I'd like to start this review by listing some positives I've gained from my experience at MUD…read more
I learned a lot about sanitation, cleanliness, and etiquette practices of makeup artistry, which is important for setting yourself apart as a professional makeup artist. I also learned plenty of helpful beauty makeup techniques, which confirmed my belief that a professional education is superior to YouTube and TikTok tutorials. Nothing can beat a hands-on education from people who have actually worked in the industry. I'm also grateful to have learned about taxes as a freelancer and union requirements for makeup artists. But unfortunately, this is where my praise ends.
I was incredibly hopeful that I'd have a positive and fun time at this school, but sadly, it was the complete opposite. Most of the girls went out of their way to ostracize, bully, and withhold support from me. There was someone in particular who hated me from Day 1, despite knowing nothing about me and having never spoken to me before. At first, I tried to ignore it and act like it didn't bother me. I was optimistic that things would get better, so I chose not to advocate for myself. But everything only got worse over time. I was gossiped and made fun of when I wasn't around, and there were lies and an entire smear campaign spread about me. It got so bad that students in other classes and graduates working at the MUD Shop, who were once kind to me, changed their entire attitude towards me out of nowhere, all at once. To this day, I still don't know what I said or did to deserve this treatment.
Most forms of diversity were welcomed at school, but neurodiversity wasn't one of them. Other students could sense that I was different, and these differences were met with repulsion and fear. When there weren't any teachers around, everyone would fall silent whenever I entered the room. I was fully aware of the way girls would look at each other and laugh when I said something, or the awkward silence that followed when I tried joining in a group conversation. I noticed how most of the girls complimented everyone's makeup looks but withheld any sort of praise from mine. By the time I tried telling the staff about my concerns, the damage was irreparable, and it was already too late. I mean no disrespect towards any of the teachers, and I truly believe they had good intentions and tried the best they could. Even so, I couldn't help but feel like my concerns weren't taken as seriously as they should, especially since the teachers had nothing but positive experiences with the girls bullying me.
Sadly, it takes a lot more than skill to succeed in this industry. Being well-liked by others in school plays a huge role in what career and portfolio-building opportunities are available to you as a makeup artist. My experiences have negatively impacted my ability to do both. Not only that, but the way I view makeup has drastically changed since before I attended MUD. I don't have the same passion, love, and motivation for makeup artistry like I once did. I started school with the expectation that I was going to make friends and have a lot of fun. Instead, I relived the worst parts of my high school days.
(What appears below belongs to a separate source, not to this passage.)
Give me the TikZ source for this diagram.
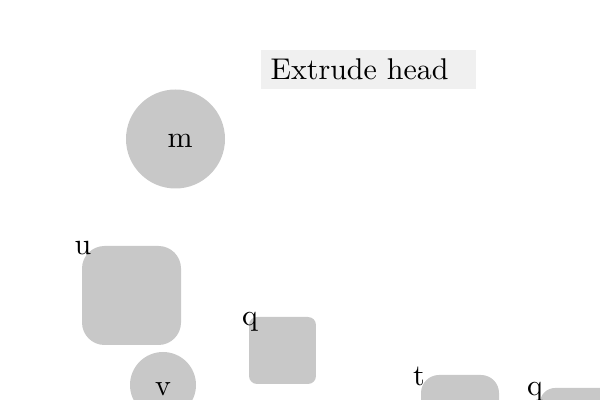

Looking back, I wish I had dropped out at the first sign of bullying and gotten a refund for my tuition, especially since it's so expensive. I'm currently attending another school in a different field. My positive experience there contrasts heavily with the one at MUD, and this realization is very painful for me. I'm not writing this review to garner sympathy, but to spread awareness about my experience at school because it matters. I want to save aspiring makeup artists the trouble, money, and heartache of going through anything similar to what I did. If you are autistic or a neurodivergent person, I highly suggest going to another makeup school. It isn't worth wasting your money and losing your love for makeup.